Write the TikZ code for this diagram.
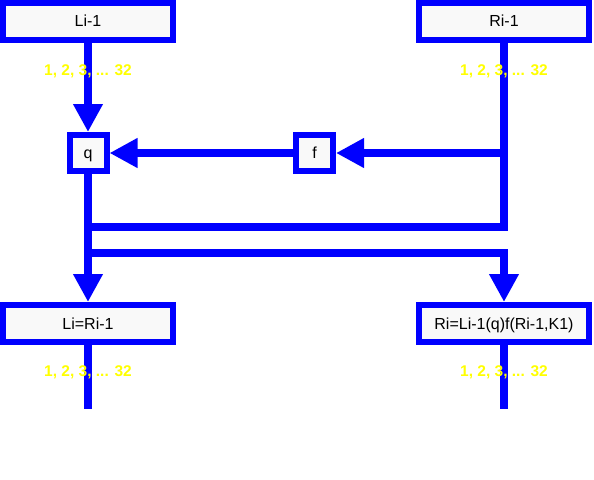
\documentclass[tikz,border=0pt]{standalone}
\usepackage{fontspec}
\setmainfont{Liberation Sans}
\usetikzlibrary{arrows.meta}
\definecolor{lineblue}{RGB}{0,0,255}
\definecolor{boxfill}{RGB}{249,249,249}
\definecolor{labyellow}{RGB}{255,255,0}
\tikzset{
  boxbase/.style={draw=lineblue, fill=boxfill, line width=6pt, inner sep=0pt, text height=11pt, text depth=0pt, font=\fontsize{16}{19}\selectfont},
  wide/.style={boxbase, minimum width=170pt, minimum height=37pt},
  small/.style={boxbase, minimum width=37pt, minimum height=36pt},
  conn/.style={draw=lineblue, line width=8pt},
  arr/.style={conn, -{Triangle[length=28pt,width=28pt]}},
  lab/.style={text=labyellow, font=\fontsize{15.5}{18}\selectfont\bfseries, inner sep=0pt, anchor=base}
}
\begin{document}
\begin{tikzpicture}[x=1pt,y=-1pt]
\useasboundingbox (0,0) rectangle (594,479);
% boxes
\node[wide] (L1) at (88,21.5) {Li-1};
\node[wide] (R1) at (504,21.5) {Ri-1};
\node[small] (q) at (88,153) {q};
\node[small] (f) at (314.5,153) {f};
\node[wide] (L2) at (88,323.5) {Li=Ri-1};
\node[wide] (R2) at (504,323.5) {Ri=Li-1(q)f(Ri-1,K1)};
% junctions and free ends
\coordinate (jR) at (504,153);
\coordinate (jA) at (88,227);
\coordinate (jB) at (88,253);
\coordinate (eL) at (88,409);
\coordinate (eR) at (504,409);
% connectors
\draw[arr] (L1) -- (q);
\draw[conn] (R1) |- (jA);
\draw[arr] (jR) -- (f);
\draw[arr] (f) -- (q);
\draw[arr] (q) -- (L2);
\draw[arr] (jB) -| (R2);
\draw[conn] (L2) -- (eL);
\draw[conn] (R2) -- (eR);
% labels
\node[lab] (t1) at (88,75) {1, 2, 3, ... 32};
\node[lab] (t2) at (504,75) {1, 2, 3, ... 32};
\node[lab] (t3) at (88,376) {1, 2, 3, ... 32};
\node[lab] (t4) at (504,376) {1, 2, 3, ... 32};
\end{tikzpicture}
\end{document}
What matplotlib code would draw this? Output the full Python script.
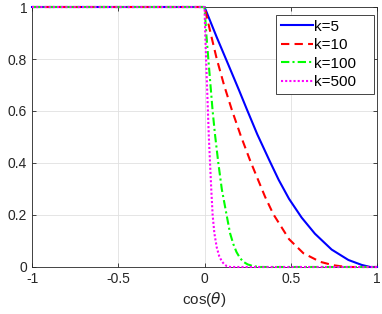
import numpy as np
import matplotlib
matplotlib.use("Agg")
import matplotlib.pyplot as plt

# values
x_k5 = [-1, 0, 0.07, 0.14, 0.2, 0.245, 0.306, 0.376, 0.43, 0.49, 0.563, 0.64, 0.737, 0.834, 0.911, 0.96, 1]
y_k5 = [1, 1, 0.885, 0.775, 0.68, 0.607, 0.51, 0.41, 0.335, 0.262, 0.19, 0.128, 0.067, 0.027, 0.008, 0.0, 0.0]

x_k10 = [-1, 0, 0.035, 0.071, 0.113, 0.158, 0.21, 0.264, 0.351, 0.399, 0.49, 0.573, 0.67, 0.745, 0.82, 1]
y_k10 = [1, 1, 0.90, 0.80, 0.70, 0.605, 0.505, 0.41, 0.27, 0.203, 0.107, 0.053, 0.02, 0.007, 0.0, 0.0]

x_k100 = [-1, 0, 0.010, 0.022, 0.047, 0.061, 0.08, 0.10, 0.128, 0.148, 0.167, 0.185, 0.205,
          0.225, 0.25, 0.283, 0.32, 1]
y_k100 = [1, 1, 0.90, 0.80, 0.60, 0.508, 0.40, 0.30, 0.20, 0.13, 0.088, 0.058, 0.035,
          0.02, 0.01, 0.003, 0.0, 0.0]

x_k500 = [-1, 0, 0.004, 0.009, 0.017, 0.025, 0.032, 0.039, 0.047, 0.057, 0.071, 0.085, 0.10,
          0.115, 0.13, 0.15, 1]
y_k500 = [1, 1, 0.90, 0.80, 0.65, 0.50, 0.40, 0.30, 0.20, 0.13, 0.075, 0.042, 0.022,
          0.01, 0.003, 0.0, 0.0]

labels = ["k=5", "k=10", "k=100", "k=500"]

plt.rcParams['font.family'] = ['Liberation Sans', 'DejaVu Sans']

fig = plt.figure(figsize=(3.82, 3.14), dpi=100)
ax = fig.add_axes([0.0838, 0.1497, 0.9032, 0.828])

common = dict(lw=1.5, clip_on=False, zorder=3)
ax.plot(x_k5, y_k5, color=(0, 0, 1), ls='-', label=labels[0], **common)
ax.plot(x_k10, y_k10, color=(1, 0, 0), ls=(0, (4, 2.5)), label=labels[1], **common)
ax.plot(x_k100, y_k100, color=(0, 1, 0), ls=(0, (4, 1.5, 1, 1.5)), label=labels[2], **common)
ax.plot(x_k500, y_k500, color=(1, 0, 1), ls=(0, (1, 1)), label=labels[3], **common)

ax.set_xlim(-1, 1)
ax.set_ylim(0, 1)
ax.set_xticks([-1, -0.5, 0, 0.5, 1])
ax.set_xticklabels(["-1", "-0.5", "0", "0.5", "1"])
ax.set_yticks([0, 0.2, 0.4, 0.6, 0.8, 1])
ax.set_yticklabels(["0", "0.2", "0.4", "0.6", "0.8", "1"])
ax.tick_params(direction='in', length=3, width=0.6, colors=(0.15, 0.15, 0.15),
               labelsize=10, top=True, right=True)
ax.grid(True, color=(0.88, 0.88, 0.88), lw=0.6)
ax.set_axisbelow(True)
for s in ax.spines.values():
    s.set_color((0.15, 0.15, 0.15))
    s.set_linewidth(0.6)

ax.set_xlabel(r"cos($\theta$)", fontsize=11, color=(0.15, 0.15, 0.15), labelpad=3)

# legend box stretched like MATLAB's, extra room on the right
leg = ax.legend(loc='upper left', bbox_to_anchor=(0.707, 0.654, 0.283, 0.315),
                mode='expand', fontsize=11,
                handlelength=2.1, handletextpad=0.12, labelspacing=0.3,
                borderpad=0.3, borderaxespad=0, fancybox=False, framealpha=1)
leg.get_frame().set_edgecolor((0.15, 0.15, 0.15))
leg.get_frame().set_linewidth(0.6)
leg.set_zorder(5)

fig.savefig("out.png", dpi=100)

· · · ·

WHAT NEEDS TO BE DONE:
Output an exact copy of the material, with the pictures removed.

EXERCISE SOLUTION:
Write the TikZ code for this diagram.
\documentclass[tikz,border=0pt]{standalone}
\usepackage{fontspec}
\setmainfont{Liberation Sans}
\usetikzlibrary{arrows.meta}
\definecolor{lineblue}{RGB}{0,0,255}
\definecolor{boxfill}{RGB}{249,249,249}
\definecolor{labyellow}{RGB}{255,255,0}
\tikzset{
  boxbase/.style={draw=lineblue, fill=boxfill, line width=6pt, inner sep=0pt, text height=11pt, text depth=0pt, font=\fontsize{16}{19}\selectfont},
  wide/.style={boxbase, minimum width=170pt, minimum height=37pt},
  small/.style={boxbase, minimum width=37pt, minimum height=36pt},
  conn/.style={draw=lineblue, line width=8pt},
  arr/.style={conn, -{Triangle[length=28pt,width=28pt]}},
  lab/.style={text=labyellow, font=\fontsize{15.5}{18}\selectfont\bfseries, inner sep=0pt, anchor=base}
}
\begin{document}
\begin{tikzpicture}[x=1pt,y=-1pt]
\useasboundingbox (0,0) rectangle (594,479);
% boxes
\node[wide] (L1) at (88,21.5) {Li-1};
\node[wide] (R1) at (504,21.5) {Ri-1};
\node[small] (q) at (88,153) {q};
\node[small] (f) at (314.5,153) {f};
\node[wide] (L2) at (88,323.5) {Li=Ri-1};
\node[wide] (R2) at (504,323.5) {Ri=Li-1(q)f(Ri-1,K1)};
% junctions and free ends
\coordinate (jR) at (504,153);
\coordinate (jA) at (88,227);
\coordinate (jB) at (88,253);
\coordinate (eL) at (88,409);
\coordinate (eR) at (504,409);
% connectors
\draw[arr] (L1) -- (q);
\draw[conn] (R1) |- (jA);
\draw[arr] (jR) -- (f);
\draw[arr] (f) -- (q);
\draw[arr] (q) -- (L2);
\draw[arr] (jB) -| (R2);
\draw[conn] (L2) -- (eL);
\draw[conn] (R2) -- (eR);
% labels
\node[lab] (t1) at (88,75) {1, 2, 3, ... 32};
\node[lab] (t2) at (504,75) {1, 2, 3, ... 32};
\node[lab] (t3) at (88,376) {1, 2, 3, ... 32};
\node[lab] (t4) at (504,376) {1, 2, 3, ... 32};
\end{tikzpicture}
\end{document}
What matplotlib code would draw this? Output the full Python script.
import numpy as np
import matplotlib
matplotlib.use("Agg")
import matplotlib.pyplot as plt

# values
x_k5 = [-1, 0, 0.07, 0.14, 0.2, 0.245, 0.306, 0.376, 0.43, 0.49, 0.563, 0.64, 0.737, 0.834, 0.911, 0.96, 1]
y_k5 = [1, 1, 0.885, 0.775, 0.68, 0.607, 0.51, 0.41, 0.335, 0.262, 0.19, 0.128, 0.067, 0.027, 0.008, 0.0, 0.0]

x_k10 = [-1, 0, 0.035, 0.071, 0.113, 0.158, 0.21, 0.264, 0.351, 0.399, 0.49, 0.573, 0.67, 0.745, 0.82, 1]
y_k10 = [1, 1, 0.90, 0.80, 0.70, 0.605, 0.505, 0.41, 0.27, 0.203, 0.107, 0.053, 0.02, 0.007, 0.0, 0.0]

x_k100 = [-1, 0, 0.010, 0.022, 0.047, 0.061, 0.08, 0.10, 0.128, 0.148, 0.167, 0.185, 0.205,
          0.225, 0.25, 0.283, 0.32, 1]
y_k100 = [1, 1, 0.90, 0.80, 0.60, 0.508, 0.40, 0.30, 0.20, 0.13, 0.088, 0.058, 0.035,
          0.02, 0.01, 0.003, 0.0, 0.0]

x_k500 = [-1, 0, 0.004, 0.009, 0.017, 0.025, 0.032, 0.039, 0.047, 0.057, 0.071, 0.085, 0.10,
          0.115, 0.13, 0.15, 1]
y_k500 = [1, 1, 0.90, 0.80, 0.65, 0.50, 0.40, 0.30, 0.20, 0.13, 0.075, 0.042, 0.022,
          0.01, 0.003, 0.0, 0.0]

labels = ["k=5", "k=10", "k=100", "k=500"]

plt.rcParams['font.family'] = ['Liberation Sans', 'DejaVu Sans']

fig = plt.figure(figsize=(3.82, 3.14), dpi=100)
ax = fig.add_axes([0.0838, 0.1497, 0.9032, 0.828])

common = dict(lw=1.5, clip_on=False, zorder=3)
ax.plot(x_k5, y_k5, color=(0, 0, 1), ls='-', label=labels[0], **common)
ax.plot(x_k10, y_k10, color=(1, 0, 0), ls=(0, (4, 2.5)), label=labels[1], **common)
ax.plot(x_k100, y_k100, color=(0, 1, 0), ls=(0, (4, 1.5, 1, 1.5)), label=labels[2], **common)
ax.plot(x_k500, y_k500, color=(1, 0, 1), ls=(0, (1, 1)), label=labels[3], **common)

ax.set_xlim(-1, 1)
ax.set_ylim(0, 1)
ax.set_xticks([-1, -0.5, 0, 0.5, 1])
ax.set_xticklabels(["-1", "-0.5", "0", "0.5", "1"])
ax.set_yticks([0, 0.2, 0.4, 0.6, 0.8, 1])
ax.set_yticklabels(["0", "0.2", "0.4", "0.6", "0.8", "1"])
ax.tick_params(direction='in', length=3, width=0.6, colors=(0.15, 0.15, 0.15),
               labelsize=10, top=True, right=True)
ax.grid(True, color=(0.88, 0.88, 0.88), lw=0.6)
ax.set_axisbelow(True)
for s in ax.spines.values():
    s.set_color((0.15, 0.15, 0.15))
    s.set_linewidth(0.6)

ax.set_xlabel(r"cos($\theta$)", fontsize=11, color=(0.15, 0.15, 0.15), labelpad=3)

# legend box stretched like MATLAB's, extra room on the right
leg = ax.legend(loc='upper left', bbox_to_anchor=(0.707, 0.654, 0.283, 0.315),
                mode='expand', fontsize=11,
                handlelength=2.1, handletextpad=0.12, labelspacing=0.3,
                borderpad=0.3, borderaxespad=0, fancybox=False, framealpha=1)
leg.get_frame().set_edgecolor((0.15, 0.15, 0.15))
leg.get_frame().set_linewidth(0.6)
leg.set_zorder(5)

fig.savefig("out.png", dpi=100)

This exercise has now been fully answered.